Reflective Questions / Observations

  • Are the factors correlated (i.e., do you see any correlations > 0.3 or so)?
  • Does the interpretation differ significantly from Varimax rotation?

Task 8: Assess Model Fit via Residuals

Objective

Evaluate how well the factor model fits by looking at the residual correlations.

Tasks

  • Extract the residual correlation matrix (e.g., fa_varimax$residual).
  • Visualise it with corrplot().
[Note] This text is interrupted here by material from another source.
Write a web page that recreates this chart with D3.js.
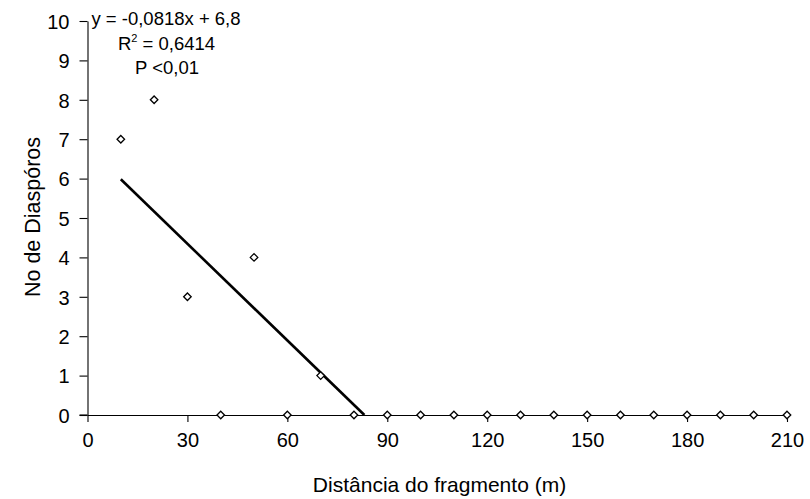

Look for large residuals, indicating potential room for model improvement.
Show solution code
residuals_matrix <- fa_varimax$residual

corrplot(residuals_matrix, method = "color", type = "lower",
         title = "Residual Correlation Matrix", tl.cex = 0.8)

Reflective Questions / Observations

  • Do most residuals appear small and near zero?
  • Are there any variable pairs that consistently show high residuals?

Task 9: Evaluate Variance Explained

Objective

Determine how much of the total variance in the dataset is captured by the extracted factors.

Tasks

  • Print the Vaccounted element of the EFA object (e.g., fa_varimax$Vaccounted).
  • Observe the total (cumulative) variance explained by the factors.
Show solution code
variance_explained <- fa_varimax$Vaccounted
print(variance_explained)
# This includes proportion of variance for each factor and cumulative variance.

Reflective Questions / Observations

  • Is the cumulative variance ≥ 60% or somewhere else?
  • If it is lower than desired, might adding or dropping a factor improve the overall variance explained?

Task 10: Interpret and Summarise the Factors

Objective

Relate the final factor structure back to your theoretical constructs in football performance.

Tasks

  • Identify the strongest loadings for each factor in your final (rotated) model.
  • Assign meaningful names or labels to each factor (e.g., “Physical,” “Technical,” “Mental”).
  • Summarise your findings in a short paragraph.
Show solution code
print(fa_varimax$loadings)

Reflective Questions / Observations

  • Do the factors align with your expectations (e.g., “Physical,” “Technical,” “Mental”)?
  • Are there any variables that do not fit neatly within the three-factor model?